En los primeros capítulos de la segunda parte del Quijote, Cervantes se preocupa, mucho más que en la primera, de justificar la salida del caballero y del escudero. Cada personaje detalla sus intenciones y sus intereses. El autor ha tenido tiempo, desde la publicación de la primera parte, para pensar en la necesaria hilazón entre ellas, ha revisado sus errores cronológicos de bulto y de continuidad en la historia y, sobre todo, tiene que cargar con la publicación del pseudoquijote que le ha robado parte de su éxito. A mí, como lector, me hubiera gustado esa precisión en la primera parte. Pero poco importa, ahí está y basta.
Son cuatro los personajes que se “retratan” y confiesan cuál es su manera de encarar la vida: Sancho, Teresa Panza, don Quijote, y Sansón Carrasco. Cada uno de ellos viene a representar un molde que puede recoger cualquier actitud ante la vida que hoy día se nos pueda echar a la cara. Su actualidad, como la de todo el libro, es absoluta y rabiosa; en ellos se encierra todo un tratado de ética y de moral.
Analizarlas sería tanto como crear todo un compendio de filosofía y de comportamiento cívico. No es este lugar para ello.
Las más conocidas por todos son las de don Quijote y Sancho, mucho más “realista” la del segundo y mucho más cargada de ideales la del primero. Las otras son mucho menos tratadas y conocidas. El resumen de Sansón Carrasco nos ha de llevar siempre a la actitud del ser socarrón que se ríe de la vida, sobre todo en los demás y que no duda en aprovecharse de sus conocimientos oficiales para imponer sus opiniones en los otros. Mucho que decir de ello en nuestros días.
Pero tres palabras para la actitud de Teresa, primero Cascajo y después Panza. Su marido anda empeñado en la variante económica (las ínsulas y los maravedís) que han de dar riqueza y altura social a él y a su familia. En ello justifica su salida al mundo. A Teresa, en cambio, lo que le interesa es contemplar la vida desde su altura, con la gente de su igual y en el espacio en el que ha nacido y se ha desarrollado. Buena prueba de ello es el diálogo extraordinario que mantiene con su esposo cuando este le comunica que prepara la tercera salida con su señor don Quijote.

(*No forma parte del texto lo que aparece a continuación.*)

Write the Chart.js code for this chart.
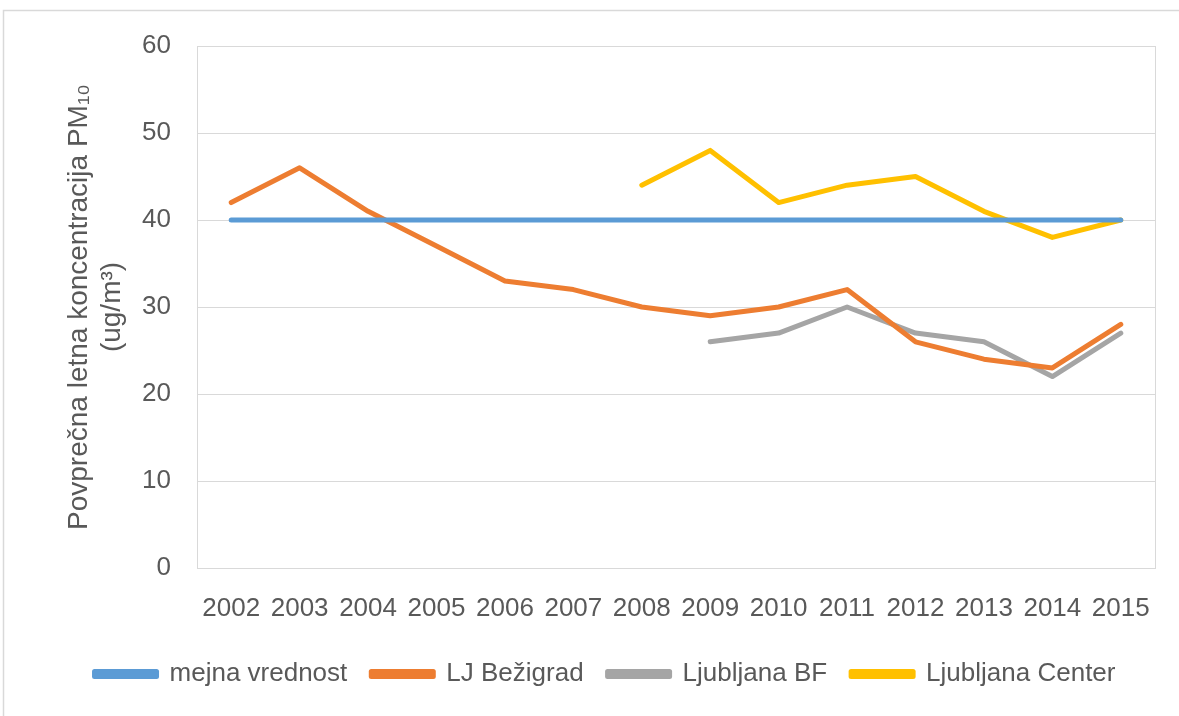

Esta mujer, aldeana y terruñera, corta de mente pero llena del sentido de lo inmediato, se resiste a pensar en los posibles beneficios futuros que ella y sus hijos pueden obtener del hecho y del provecho de las aventuras de su padre. Cualquiera puede sumergirse en la lectura del capítulo quinto de esta segunda parte y verá con cuánto interés defiende su postura.
Me pregunto muchas veces qué precio tenemos que pagar en nuestros días tras el señuelo del progreso y del desarrollo. Cualquier padre o madre puede considerar a qué precio de sentimiento, de espacios, de tiempos y de separaciones, ha conseguido que su hijo haya encontrado algún progreso laboral o social. Las relaciones familiares, los horarios de los miembros de la familia, el cuidado de los pequeños, la relación y el contacto de padres con hijos y nietos, el cuidado de las personas mayores, la desestructuración familiar, las dificultades para reuniones familiares, el desarraigo de los lugares de los antepasados, las ventajas o desventajas de las grandes ciudades, la despoblación de los pueblos… Todo crea un ambiente muy distinto al que hemos vivido o nos podemos imaginar de no hace demasiados años.
Oponerse al progreso y al paso de los tiempos no tiene mucho sentido; dejarse arrastrar por ellos sin poner alguna compuerta resulta ser el mismo sinsentido. Y en todos los niveles (no a todos los niveles, coño), no solo en el de los sentimientos, que tendría que ser el más importante. La sociedad, si es que alguna vez queremos que exista sociedad y no solo egoísmo, se lo tendría que hacer ver y analizar.
Hoy mismo, por ejemplo, he oído que, en esta catarata de recortes sociales, se rebaja la asignación para las personas que se hacen cargo de personas dependientes. Cualquiera puede ver cómo lo que se ha dicho antes tiene aplicación inmediata y directa.
Yo no sé poner medidas. Tampoco tengo ningún poder para imponerlas a nadie. Sí tengo la seguridad de que existen otras formas de encarar la convivencia social. Y de que, por ejemplo, daría media vida porque mis hijos estuvieran un poco más cerca de mí. O yo de ellos. Por ejemplo.
¿Quién se atreve a decir que el Quijote no sigue teniendo toda la actualidad de las obras universales?